(Source data):
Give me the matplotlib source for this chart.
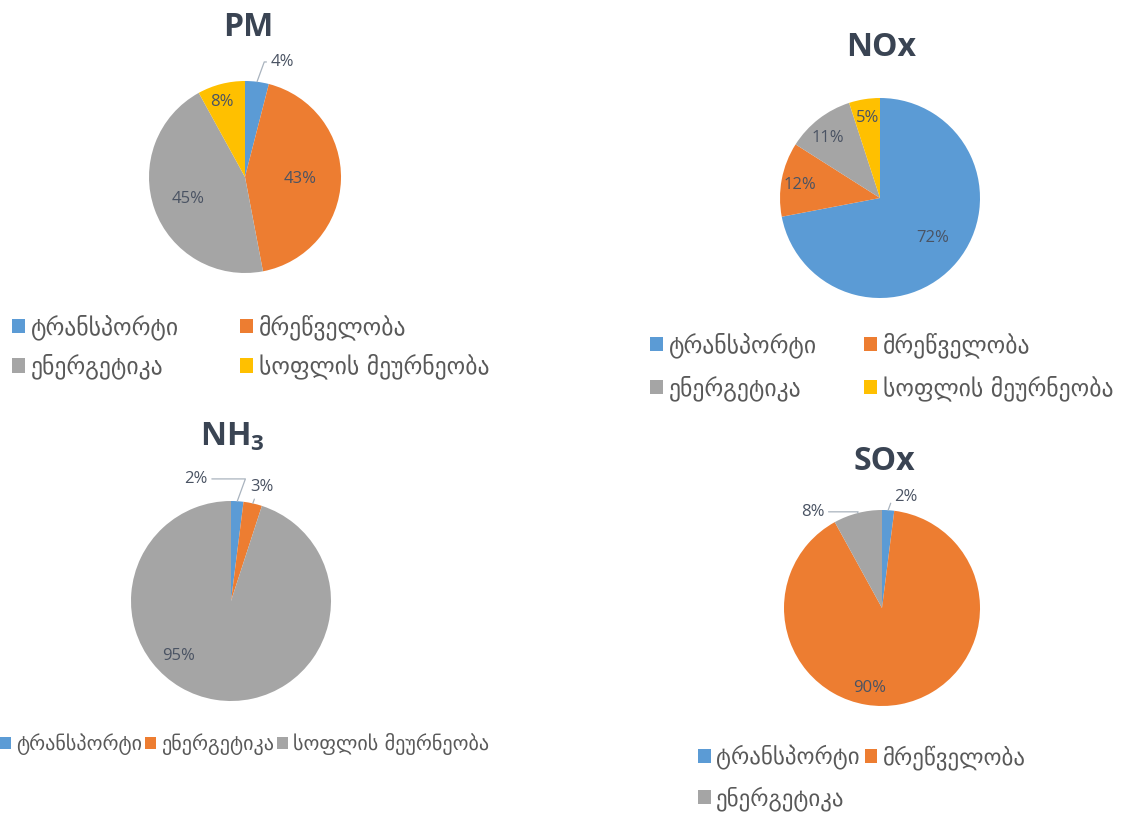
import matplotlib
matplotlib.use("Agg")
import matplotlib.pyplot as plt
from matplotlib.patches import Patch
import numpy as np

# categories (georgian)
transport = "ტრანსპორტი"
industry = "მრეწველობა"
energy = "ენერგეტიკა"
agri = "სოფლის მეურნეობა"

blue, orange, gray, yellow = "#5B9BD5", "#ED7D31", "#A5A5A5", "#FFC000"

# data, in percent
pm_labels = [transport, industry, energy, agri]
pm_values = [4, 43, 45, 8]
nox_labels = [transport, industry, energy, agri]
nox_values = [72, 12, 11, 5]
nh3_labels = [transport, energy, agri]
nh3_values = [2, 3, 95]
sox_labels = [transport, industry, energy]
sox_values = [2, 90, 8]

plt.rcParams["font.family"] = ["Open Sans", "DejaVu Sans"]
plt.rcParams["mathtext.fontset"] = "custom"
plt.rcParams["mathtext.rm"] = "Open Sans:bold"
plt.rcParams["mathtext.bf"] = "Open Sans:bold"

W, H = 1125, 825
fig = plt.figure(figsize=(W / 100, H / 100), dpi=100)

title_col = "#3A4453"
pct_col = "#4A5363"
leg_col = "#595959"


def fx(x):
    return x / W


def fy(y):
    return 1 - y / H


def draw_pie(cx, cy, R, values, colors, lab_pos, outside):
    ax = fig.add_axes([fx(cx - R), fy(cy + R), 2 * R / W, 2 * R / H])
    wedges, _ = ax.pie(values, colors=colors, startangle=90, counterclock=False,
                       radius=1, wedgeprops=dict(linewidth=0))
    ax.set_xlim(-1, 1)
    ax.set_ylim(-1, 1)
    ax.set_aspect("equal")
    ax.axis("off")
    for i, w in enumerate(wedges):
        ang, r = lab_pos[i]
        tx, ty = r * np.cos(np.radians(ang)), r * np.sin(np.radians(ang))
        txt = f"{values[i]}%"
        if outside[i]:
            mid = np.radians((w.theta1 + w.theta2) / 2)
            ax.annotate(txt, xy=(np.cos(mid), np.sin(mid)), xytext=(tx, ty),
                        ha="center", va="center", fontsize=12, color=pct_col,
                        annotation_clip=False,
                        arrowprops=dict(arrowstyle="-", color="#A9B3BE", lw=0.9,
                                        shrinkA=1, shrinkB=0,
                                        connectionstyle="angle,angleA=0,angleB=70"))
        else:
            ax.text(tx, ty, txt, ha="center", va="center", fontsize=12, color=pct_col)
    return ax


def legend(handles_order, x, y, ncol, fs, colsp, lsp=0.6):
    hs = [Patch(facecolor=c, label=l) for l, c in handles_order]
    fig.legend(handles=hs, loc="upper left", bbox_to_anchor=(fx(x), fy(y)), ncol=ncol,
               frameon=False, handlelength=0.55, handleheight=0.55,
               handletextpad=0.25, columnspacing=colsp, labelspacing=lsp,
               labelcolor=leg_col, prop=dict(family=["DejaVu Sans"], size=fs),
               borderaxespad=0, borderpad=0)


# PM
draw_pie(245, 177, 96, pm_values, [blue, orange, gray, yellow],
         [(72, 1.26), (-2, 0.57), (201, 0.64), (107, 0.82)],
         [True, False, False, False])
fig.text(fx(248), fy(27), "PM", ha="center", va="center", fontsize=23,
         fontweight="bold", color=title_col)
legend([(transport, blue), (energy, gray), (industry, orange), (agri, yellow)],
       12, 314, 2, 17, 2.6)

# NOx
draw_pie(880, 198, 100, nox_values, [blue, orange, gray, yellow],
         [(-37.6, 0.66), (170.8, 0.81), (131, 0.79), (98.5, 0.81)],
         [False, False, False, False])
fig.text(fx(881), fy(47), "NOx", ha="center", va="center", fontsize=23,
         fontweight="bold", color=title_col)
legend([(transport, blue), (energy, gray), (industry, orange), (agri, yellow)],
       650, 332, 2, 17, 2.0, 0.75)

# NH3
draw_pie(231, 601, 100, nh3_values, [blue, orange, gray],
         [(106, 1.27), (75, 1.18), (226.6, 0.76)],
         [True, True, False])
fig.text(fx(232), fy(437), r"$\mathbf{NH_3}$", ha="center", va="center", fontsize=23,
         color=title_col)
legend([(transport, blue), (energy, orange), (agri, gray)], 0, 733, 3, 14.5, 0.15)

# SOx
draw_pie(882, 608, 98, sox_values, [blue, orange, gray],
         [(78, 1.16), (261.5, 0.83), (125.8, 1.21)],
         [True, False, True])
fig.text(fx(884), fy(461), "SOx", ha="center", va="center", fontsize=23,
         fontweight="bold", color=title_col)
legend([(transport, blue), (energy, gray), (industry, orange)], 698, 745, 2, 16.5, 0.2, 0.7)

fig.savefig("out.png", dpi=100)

(Exercise details):
Print the complete listing exactly, apart from any pictures.

(Answer to this exercise):
Give me the matplotlib source for this chart.
import matplotlib
matplotlib.use("Agg")
import matplotlib.pyplot as plt
from matplotlib.patches import Patch
import numpy as np

# categories (georgian)
transport = "ტრანსპორტი"
industry = "მრეწველობა"
energy = "ენერგეტიკა"
agri = "სოფლის მეურნეობა"

blue, orange, gray, yellow = "#5B9BD5", "#ED7D31", "#A5A5A5", "#FFC000"

# data, in percent
pm_labels = [transport, industry, energy, agri]
pm_values = [4, 43, 45, 8]
nox_labels = [transport, industry, energy, agri]
nox_values = [72, 12, 11, 5]
nh3_labels = [transport, energy, agri]
nh3_values = [2, 3, 95]
sox_labels = [transport, industry, energy]
sox_values = [2, 90, 8]

plt.rcParams["font.family"] = ["Open Sans", "DejaVu Sans"]
plt.rcParams["mathtext.fontset"] = "custom"
plt.rcParams["mathtext.rm"] = "Open Sans:bold"
plt.rcParams["mathtext.bf"] = "Open Sans:bold"

W, H = 1125, 825
fig = plt.figure(figsize=(W / 100, H / 100), dpi=100)

title_col = "#3A4453"
pct_col = "#4A5363"
leg_col = "#595959"


def fx(x):
    return x / W


def fy(y):
    return 1 - y / H


def draw_pie(cx, cy, R, values, colors, lab_pos, outside):
    ax = fig.add_axes([fx(cx - R), fy(cy + R), 2 * R / W, 2 * R / H])
    wedges, _ = ax.pie(values, colors=colors, startangle=90, counterclock=False,
                       radius=1, wedgeprops=dict(linewidth=0))
    ax.set_xlim(-1, 1)
    ax.set_ylim(-1, 1)
    ax.set_aspect("equal")
    ax.axis("off")
    for i, w in enumerate(wedges):
        ang, r = lab_pos[i]
        tx, ty = r * np.cos(np.radians(ang)), r * np.sin(np.radians(ang))
        txt = f"{values[i]}%"
        if outside[i]:
            mid = np.radians((w.theta1 + w.theta2) / 2)
            ax.annotate(txt, xy=(np.cos(mid), np.sin(mid)), xytext=(tx, ty),
                        ha="center", va="center", fontsize=12, color=pct_col,
                        annotation_clip=False,
                        arrowprops=dict(arrowstyle="-", color="#A9B3BE", lw=0.9,
                                        shrinkA=1, shrinkB=0,
                                        connectionstyle="angle,angleA=0,angleB=70"))
        else:
            ax.text(tx, ty, txt, ha="center", va="center", fontsize=12, color=pct_col)
    return ax


def legend(handles_order, x, y, ncol, fs, colsp, lsp=0.6):
    hs = [Patch(facecolor=c, label=l) for l, c in handles_order]
    fig.legend(handles=hs, loc="upper left", bbox_to_anchor=(fx(x), fy(y)), ncol=ncol,
               frameon=False, handlelength=0.55, handleheight=0.55,
               handletextpad=0.25, columnspacing=colsp, labelspacing=lsp,
               labelcolor=leg_col, prop=dict(family=["DejaVu Sans"], size=fs),
               borderaxespad=0, borderpad=0)


# PM
draw_pie(245, 177, 96, pm_values, [blue, orange, gray, yellow],
         [(72, 1.26), (-2, 0.57), (201, 0.64), (107, 0.82)],
         [True, False, False, False])
fig.text(fx(248), fy(27), "PM", ha="center", va="center", fontsize=23,
         fontweight="bold", color=title_col)
legend([(transport, blue), (energy, gray), (industry, orange), (agri, yellow)],
       12, 314, 2, 17, 2.6)

# NOx
draw_pie(880, 198, 100, nox_values, [blue, orange, gray, yellow],
         [(-37.6, 0.66), (170.8, 0.81), (131, 0.79), (98.5, 0.81)],
         [False, False, False, False])
fig.text(fx(881), fy(47), "NOx", ha="center", va="center", fontsize=23,
         fontweight="bold", color=title_col)
legend([(transport, blue), (energy, gray), (industry, orange), (agri, yellow)],
       650, 332, 2, 17, 2.0, 0.75)

# NH3
draw_pie(231, 601, 100, nh3_values, [blue, orange, gray],
         [(106, 1.27), (75, 1.18), (226.6, 0.76)],
         [True, True, False])
fig.text(fx(232), fy(437), r"$\mathbf{NH_3}$", ha="center", va="center", fontsize=23,
         color=title_col)
legend([(transport, blue), (energy, orange), (agri, gray)], 0, 733, 3, 14.5, 0.15)

# SOx
draw_pie(882, 608, 98, sox_values, [blue, orange, gray],
         [(78, 1.16), (261.5, 0.83), (125.8, 1.21)],
         [True, False, True])
fig.text(fx(884), fy(461), "SOx", ha="center", va="center", fontsize=23,
         fontweight="bold", color=title_col)
legend([(transport, blue), (energy, gray), (industry, orange)], 698, 745, 2, 16.5, 0.2, 0.7)

fig.savefig("out.png", dpi=100)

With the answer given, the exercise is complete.